E’ cresciuto ascoltando Dire Straits e Fairport Convention, ha assimilato dal padre e anche dal patrigno la passione per la musica, ha imparato a suonare la batteria a soli dieci anni nonostante una grave disprassia (una condizione in cui il cervello ha difficoltà a pianificare e coordinare i movimenti del corpo), sviluppando pian piano un interesse anche per altri strumenti, ed è poi rimasto folgorato dall’incredibile muro del suono delle voci dei Beach Boys. Lui è Oliver Spalding, cantautore inglese ventitreenne, il cui esordio “Novemberism” vede luce in questi giorni su Monotreme.
La voce eterea e sognante e le sonorità vicine al pop-rock elettronico anni 80 la dicono lunga sul target dell’autore. Le undici tracce scorrono con un cliché abbastanza prevedibile, dietro il quale si intravede una scrittura ancora acerba e derivativa.
Riff alla U2 su tempi disco (la title track) o inseriti in ballate malinconiche e spensierate (“Xanax”), voce modulata con toni in falsetto e autotune (“Her Crescent”) e qualche buona intuizione melodica (“Unreal”, “Athamé”) mettono insieme un puzzle sonoro abbastanza gradevole, ma ancora troppo impersonale e maturo.

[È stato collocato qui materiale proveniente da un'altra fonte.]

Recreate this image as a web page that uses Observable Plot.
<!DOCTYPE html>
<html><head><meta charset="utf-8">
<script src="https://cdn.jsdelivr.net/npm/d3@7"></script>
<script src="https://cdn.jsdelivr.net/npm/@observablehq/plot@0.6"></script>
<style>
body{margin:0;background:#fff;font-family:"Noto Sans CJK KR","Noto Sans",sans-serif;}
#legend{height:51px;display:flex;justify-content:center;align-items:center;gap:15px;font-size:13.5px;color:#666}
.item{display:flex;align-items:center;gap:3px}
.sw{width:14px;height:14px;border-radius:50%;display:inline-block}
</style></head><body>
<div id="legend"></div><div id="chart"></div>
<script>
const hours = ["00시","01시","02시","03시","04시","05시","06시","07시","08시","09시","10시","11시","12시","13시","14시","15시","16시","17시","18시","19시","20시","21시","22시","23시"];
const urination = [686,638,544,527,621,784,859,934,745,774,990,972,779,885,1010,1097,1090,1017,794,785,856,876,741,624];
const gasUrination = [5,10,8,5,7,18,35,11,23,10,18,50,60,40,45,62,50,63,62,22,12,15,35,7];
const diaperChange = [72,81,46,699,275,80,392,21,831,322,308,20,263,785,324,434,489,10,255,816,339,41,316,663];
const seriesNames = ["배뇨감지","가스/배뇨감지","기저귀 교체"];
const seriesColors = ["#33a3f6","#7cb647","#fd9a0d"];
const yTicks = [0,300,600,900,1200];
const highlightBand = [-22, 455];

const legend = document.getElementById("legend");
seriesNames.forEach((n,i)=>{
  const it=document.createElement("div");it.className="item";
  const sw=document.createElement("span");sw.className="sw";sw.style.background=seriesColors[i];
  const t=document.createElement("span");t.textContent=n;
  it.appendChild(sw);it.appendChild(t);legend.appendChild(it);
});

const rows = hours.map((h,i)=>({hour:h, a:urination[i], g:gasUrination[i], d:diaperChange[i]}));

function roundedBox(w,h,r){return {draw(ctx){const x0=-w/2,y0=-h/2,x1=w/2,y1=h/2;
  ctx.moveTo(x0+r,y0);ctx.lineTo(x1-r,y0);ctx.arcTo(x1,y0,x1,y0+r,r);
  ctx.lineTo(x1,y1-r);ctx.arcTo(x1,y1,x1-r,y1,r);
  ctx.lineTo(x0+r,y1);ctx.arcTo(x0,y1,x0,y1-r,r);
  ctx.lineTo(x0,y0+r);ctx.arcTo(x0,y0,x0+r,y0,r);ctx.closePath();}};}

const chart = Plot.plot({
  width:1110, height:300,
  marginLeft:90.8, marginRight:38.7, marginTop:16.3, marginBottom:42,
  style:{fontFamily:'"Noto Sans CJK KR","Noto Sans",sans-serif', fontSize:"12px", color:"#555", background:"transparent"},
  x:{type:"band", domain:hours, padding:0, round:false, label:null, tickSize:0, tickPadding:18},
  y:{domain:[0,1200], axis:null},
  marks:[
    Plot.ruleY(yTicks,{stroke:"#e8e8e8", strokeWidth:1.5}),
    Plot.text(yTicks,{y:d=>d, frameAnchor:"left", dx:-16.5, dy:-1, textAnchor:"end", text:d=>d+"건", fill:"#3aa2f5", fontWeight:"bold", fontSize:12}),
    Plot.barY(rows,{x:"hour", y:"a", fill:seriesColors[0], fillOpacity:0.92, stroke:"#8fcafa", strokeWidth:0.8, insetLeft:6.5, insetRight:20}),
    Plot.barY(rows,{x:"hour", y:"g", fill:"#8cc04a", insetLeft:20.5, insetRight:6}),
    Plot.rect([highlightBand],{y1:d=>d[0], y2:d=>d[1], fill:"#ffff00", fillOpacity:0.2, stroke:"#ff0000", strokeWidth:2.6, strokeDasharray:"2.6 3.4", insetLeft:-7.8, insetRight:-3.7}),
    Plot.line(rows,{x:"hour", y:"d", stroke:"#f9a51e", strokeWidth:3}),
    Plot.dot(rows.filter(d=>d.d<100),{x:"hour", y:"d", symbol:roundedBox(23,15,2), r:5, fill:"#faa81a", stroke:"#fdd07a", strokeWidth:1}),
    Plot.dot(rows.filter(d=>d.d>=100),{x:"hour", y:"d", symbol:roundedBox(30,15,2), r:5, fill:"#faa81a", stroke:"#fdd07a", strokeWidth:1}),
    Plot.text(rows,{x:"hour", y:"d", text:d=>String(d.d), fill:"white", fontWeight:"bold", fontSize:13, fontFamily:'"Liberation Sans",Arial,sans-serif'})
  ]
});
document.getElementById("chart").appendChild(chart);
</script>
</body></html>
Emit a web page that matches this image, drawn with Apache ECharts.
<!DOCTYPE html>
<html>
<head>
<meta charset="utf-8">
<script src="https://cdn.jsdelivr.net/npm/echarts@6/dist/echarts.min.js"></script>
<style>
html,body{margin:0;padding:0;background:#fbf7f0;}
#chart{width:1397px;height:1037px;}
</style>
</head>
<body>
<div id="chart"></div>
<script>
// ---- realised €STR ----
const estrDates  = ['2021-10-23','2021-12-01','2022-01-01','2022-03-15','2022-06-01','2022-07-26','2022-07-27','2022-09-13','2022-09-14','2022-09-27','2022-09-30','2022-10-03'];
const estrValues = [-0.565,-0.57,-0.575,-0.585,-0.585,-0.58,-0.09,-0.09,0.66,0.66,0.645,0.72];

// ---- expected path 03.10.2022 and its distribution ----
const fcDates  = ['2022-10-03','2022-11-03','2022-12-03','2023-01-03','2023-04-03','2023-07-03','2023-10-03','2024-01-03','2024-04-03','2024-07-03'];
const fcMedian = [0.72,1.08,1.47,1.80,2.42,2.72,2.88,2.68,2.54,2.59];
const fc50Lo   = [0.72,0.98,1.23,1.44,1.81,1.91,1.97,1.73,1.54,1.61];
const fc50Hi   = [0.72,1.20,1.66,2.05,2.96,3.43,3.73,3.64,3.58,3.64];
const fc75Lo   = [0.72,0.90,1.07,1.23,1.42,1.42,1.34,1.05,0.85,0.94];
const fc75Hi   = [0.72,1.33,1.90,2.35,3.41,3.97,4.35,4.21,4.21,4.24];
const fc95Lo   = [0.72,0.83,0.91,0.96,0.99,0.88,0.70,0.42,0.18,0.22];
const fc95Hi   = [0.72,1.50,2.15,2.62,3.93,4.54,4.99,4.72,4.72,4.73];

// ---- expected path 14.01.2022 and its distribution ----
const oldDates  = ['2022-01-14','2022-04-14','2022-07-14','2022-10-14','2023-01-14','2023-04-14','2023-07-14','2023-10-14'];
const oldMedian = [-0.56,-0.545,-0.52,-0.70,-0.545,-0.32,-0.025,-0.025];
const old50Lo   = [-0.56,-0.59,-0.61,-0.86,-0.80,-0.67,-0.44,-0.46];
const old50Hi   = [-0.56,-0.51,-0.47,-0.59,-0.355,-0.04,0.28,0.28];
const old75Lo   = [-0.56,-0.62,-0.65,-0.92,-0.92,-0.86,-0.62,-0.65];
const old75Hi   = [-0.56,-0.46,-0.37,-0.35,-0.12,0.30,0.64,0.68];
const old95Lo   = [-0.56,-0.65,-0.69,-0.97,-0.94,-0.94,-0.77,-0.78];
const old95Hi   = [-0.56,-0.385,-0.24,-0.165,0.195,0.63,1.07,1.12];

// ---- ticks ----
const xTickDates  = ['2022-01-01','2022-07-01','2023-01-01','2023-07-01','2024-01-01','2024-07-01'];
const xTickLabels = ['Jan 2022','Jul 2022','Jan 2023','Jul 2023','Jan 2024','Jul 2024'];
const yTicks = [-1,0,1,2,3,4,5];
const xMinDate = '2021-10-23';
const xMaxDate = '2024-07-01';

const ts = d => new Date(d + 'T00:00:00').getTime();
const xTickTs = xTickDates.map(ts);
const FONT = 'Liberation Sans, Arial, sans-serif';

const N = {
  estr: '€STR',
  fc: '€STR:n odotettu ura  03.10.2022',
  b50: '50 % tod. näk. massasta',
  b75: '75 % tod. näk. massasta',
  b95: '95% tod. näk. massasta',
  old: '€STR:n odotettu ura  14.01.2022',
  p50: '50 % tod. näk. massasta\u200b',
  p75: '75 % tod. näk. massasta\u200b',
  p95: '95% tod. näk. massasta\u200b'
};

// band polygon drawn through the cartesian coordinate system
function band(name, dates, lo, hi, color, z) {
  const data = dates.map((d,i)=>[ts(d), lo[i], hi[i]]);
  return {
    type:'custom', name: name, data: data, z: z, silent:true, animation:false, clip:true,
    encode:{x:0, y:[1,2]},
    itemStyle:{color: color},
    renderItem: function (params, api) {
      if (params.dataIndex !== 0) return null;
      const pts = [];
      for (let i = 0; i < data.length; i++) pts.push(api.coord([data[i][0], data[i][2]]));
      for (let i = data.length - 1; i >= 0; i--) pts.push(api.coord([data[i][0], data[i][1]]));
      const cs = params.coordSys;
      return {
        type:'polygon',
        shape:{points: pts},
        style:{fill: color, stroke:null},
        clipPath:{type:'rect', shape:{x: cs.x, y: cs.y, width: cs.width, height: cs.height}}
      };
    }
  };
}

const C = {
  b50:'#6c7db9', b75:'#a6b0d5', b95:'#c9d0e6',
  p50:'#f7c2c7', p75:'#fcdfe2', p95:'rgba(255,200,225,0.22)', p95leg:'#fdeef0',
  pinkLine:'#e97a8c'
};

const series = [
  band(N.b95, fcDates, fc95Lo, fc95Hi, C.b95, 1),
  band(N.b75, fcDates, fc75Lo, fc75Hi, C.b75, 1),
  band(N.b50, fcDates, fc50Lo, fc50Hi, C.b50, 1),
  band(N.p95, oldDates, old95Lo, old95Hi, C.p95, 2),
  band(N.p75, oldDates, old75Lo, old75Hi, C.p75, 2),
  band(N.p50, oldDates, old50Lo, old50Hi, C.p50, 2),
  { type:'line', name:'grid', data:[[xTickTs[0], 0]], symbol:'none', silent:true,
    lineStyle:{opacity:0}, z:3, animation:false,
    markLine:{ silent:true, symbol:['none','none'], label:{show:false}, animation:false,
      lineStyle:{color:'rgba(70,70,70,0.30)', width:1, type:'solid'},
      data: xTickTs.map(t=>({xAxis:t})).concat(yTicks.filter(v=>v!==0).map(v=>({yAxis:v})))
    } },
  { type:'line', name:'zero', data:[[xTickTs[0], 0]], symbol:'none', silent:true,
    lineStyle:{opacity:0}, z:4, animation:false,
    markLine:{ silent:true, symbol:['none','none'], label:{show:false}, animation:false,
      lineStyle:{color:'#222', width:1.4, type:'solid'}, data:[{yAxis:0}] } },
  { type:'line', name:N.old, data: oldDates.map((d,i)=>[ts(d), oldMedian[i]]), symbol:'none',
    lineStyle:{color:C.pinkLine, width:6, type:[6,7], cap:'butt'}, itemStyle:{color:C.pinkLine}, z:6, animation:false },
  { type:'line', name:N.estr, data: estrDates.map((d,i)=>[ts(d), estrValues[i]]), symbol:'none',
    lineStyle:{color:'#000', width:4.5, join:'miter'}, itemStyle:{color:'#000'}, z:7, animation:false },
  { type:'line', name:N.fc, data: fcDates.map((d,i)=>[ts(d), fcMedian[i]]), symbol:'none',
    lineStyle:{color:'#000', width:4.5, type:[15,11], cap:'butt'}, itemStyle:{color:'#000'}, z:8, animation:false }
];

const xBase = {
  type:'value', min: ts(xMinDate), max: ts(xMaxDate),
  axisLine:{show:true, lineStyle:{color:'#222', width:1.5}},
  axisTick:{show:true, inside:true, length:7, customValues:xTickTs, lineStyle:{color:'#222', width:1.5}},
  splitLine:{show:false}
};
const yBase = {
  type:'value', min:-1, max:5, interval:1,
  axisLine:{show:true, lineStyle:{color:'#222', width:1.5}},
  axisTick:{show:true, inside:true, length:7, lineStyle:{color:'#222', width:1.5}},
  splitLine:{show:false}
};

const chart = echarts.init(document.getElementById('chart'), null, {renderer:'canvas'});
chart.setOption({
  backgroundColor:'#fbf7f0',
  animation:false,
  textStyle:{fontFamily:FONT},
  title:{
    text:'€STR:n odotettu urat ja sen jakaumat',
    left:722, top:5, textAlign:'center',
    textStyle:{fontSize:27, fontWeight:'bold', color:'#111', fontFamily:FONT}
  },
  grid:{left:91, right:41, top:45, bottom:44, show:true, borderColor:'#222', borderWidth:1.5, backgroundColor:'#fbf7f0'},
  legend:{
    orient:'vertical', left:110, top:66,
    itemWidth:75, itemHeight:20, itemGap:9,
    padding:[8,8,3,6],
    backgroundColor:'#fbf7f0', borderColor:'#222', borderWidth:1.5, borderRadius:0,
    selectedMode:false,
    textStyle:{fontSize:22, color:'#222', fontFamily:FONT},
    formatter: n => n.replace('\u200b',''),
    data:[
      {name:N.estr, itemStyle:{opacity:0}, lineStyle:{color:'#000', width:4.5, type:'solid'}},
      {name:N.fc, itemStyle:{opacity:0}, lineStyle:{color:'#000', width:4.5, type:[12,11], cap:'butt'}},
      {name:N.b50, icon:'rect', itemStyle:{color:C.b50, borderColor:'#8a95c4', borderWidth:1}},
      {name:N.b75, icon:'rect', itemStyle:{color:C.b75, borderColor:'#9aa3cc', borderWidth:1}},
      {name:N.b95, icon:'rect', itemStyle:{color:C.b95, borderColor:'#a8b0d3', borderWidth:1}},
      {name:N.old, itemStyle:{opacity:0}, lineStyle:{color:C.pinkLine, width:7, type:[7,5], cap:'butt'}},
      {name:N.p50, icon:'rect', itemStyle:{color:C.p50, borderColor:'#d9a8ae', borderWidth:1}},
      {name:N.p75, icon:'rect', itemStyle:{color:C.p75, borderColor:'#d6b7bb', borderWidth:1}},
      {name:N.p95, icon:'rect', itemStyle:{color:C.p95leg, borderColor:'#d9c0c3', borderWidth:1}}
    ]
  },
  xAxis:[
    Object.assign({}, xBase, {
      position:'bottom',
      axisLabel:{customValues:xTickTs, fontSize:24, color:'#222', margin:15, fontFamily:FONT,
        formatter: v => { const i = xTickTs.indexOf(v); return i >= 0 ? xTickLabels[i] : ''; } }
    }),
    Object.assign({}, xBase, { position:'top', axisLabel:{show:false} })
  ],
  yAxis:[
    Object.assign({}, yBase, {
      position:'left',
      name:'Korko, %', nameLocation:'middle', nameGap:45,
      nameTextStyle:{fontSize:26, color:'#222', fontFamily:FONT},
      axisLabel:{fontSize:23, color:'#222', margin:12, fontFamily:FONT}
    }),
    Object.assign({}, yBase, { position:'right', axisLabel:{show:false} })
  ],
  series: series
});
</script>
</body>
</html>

“Novemberism” è il classico album pop innocuo e inoffensivo, che rischia di assurgere al successo nelle classifiche, solo incrociando fortuite sinergie con il mondo della pubblicità o del serial tv. Non disdicevole, ma ben lontano dalle premesse e promesse con le quali è stato annunciato dai comunicati stampa e da alcune frettolose recensioni.